I wrote this for Is Chess.com ethical?
Chess dot Scam
by Brian Wallace

All around the world today, people are taking to the streets to decry what some are calling “unmitigated an unlawful civil rights abuses” on part of an entrepreneurial chess website one can find on the url http://www.chess.com.
Organized by a group that calls themselves “Anonymous”, these protests are designed to call attention to “unfair” and “UNBEARABLE” practices this seemingly innocent site promotes and have been organized worldwide for September the 5th or 2008 in as diverse locales as Turkey and the United Kingdom.
“We’ve simply had enough of chess.com preying on people for their slimy political gains,” one protestor said who refused to give his name. Protestors feel that they have to protect their anonymity through the use of masks, fearing legal and violent reprisal for their demonstration.
We asked Professor Bouchard of the University of Michigan’s economics department what he thought of the protests.

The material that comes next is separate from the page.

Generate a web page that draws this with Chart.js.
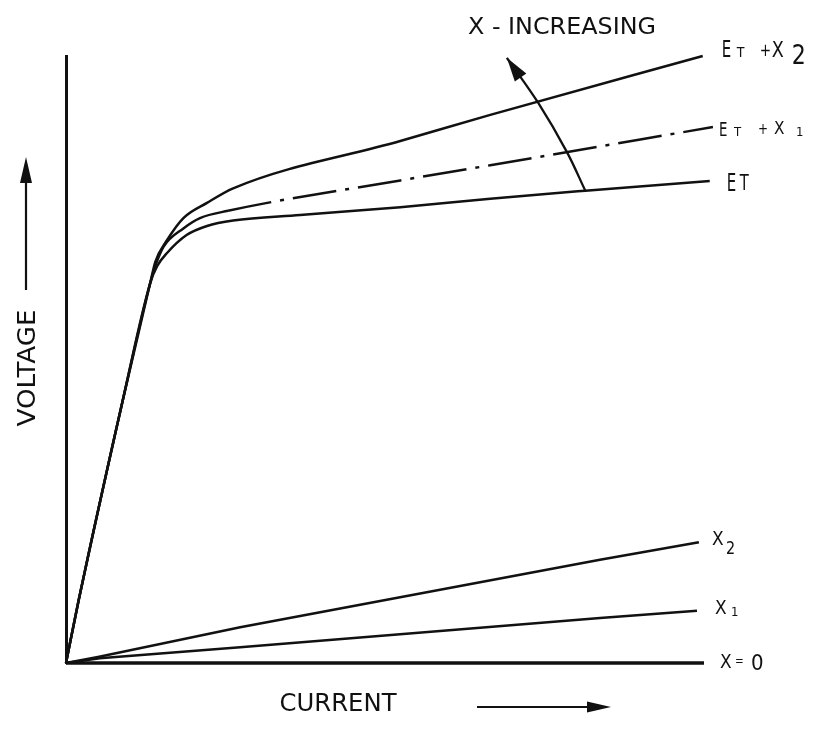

“I find myself quite sympathetic to their cause,” he told reporters, “Chess.com hides behind the veneer of being an innocent entrepreneurial venture in a capitalist system, but this is just what they’d like you to think. Behind the scenes, their shady deals with ad revenue actually serves to create the same class division that Karl Marx decried between bourgeoisie and proletariat… a two tiered system wherein decadent premium members laugh at the helpless non-paying members, who are absolutely burdened with the shackles of advertisements.”
We asked Doctor Doc MD, an optometrist with the Peter Lougheed Hospital in Westminster, to weigh in on the physical side-effects of chess.com’s business practices.
“I believe that we could actually classify this as physical abuse,” he told reporters in his office, “The way these ads attack the eye, capture it’s attention, and beam their insidious offers through the optic nerve to the neocortex is only the beginning. The long term effects include a reduced attention span, anxiety, and a tendency to make whiney posts in the chess.com forums, which is to say nothing of the possibility that some victims might actually be tempted to – God forbid – actually purchase the services the ads offer.”
Protestors link the source of the injustice to one man, who goes by the name of “erik”.
Julie Davenport of Massachusetts explains: “He tries to come off all humble, y’know? Spelling his name with the first letter uncapitalized… always leaving little smiley faces after his posts. But like everything on chess.com, that’s just one more lie, just one more way of hiding the truth.”
District Attorney Rufus Evans offered an official statement, “We will be laying charges against chess.com for these heinous, criminal acts. I frankly can’t understand how the lowlives that call themselves chess.com staff – mobsters, really – can sleep at night when they’re withholding the ability to create groups or tournaments from innocent chess players. They should be ashamed.”
Further developments pending, Brian Wallace, CBC 2008.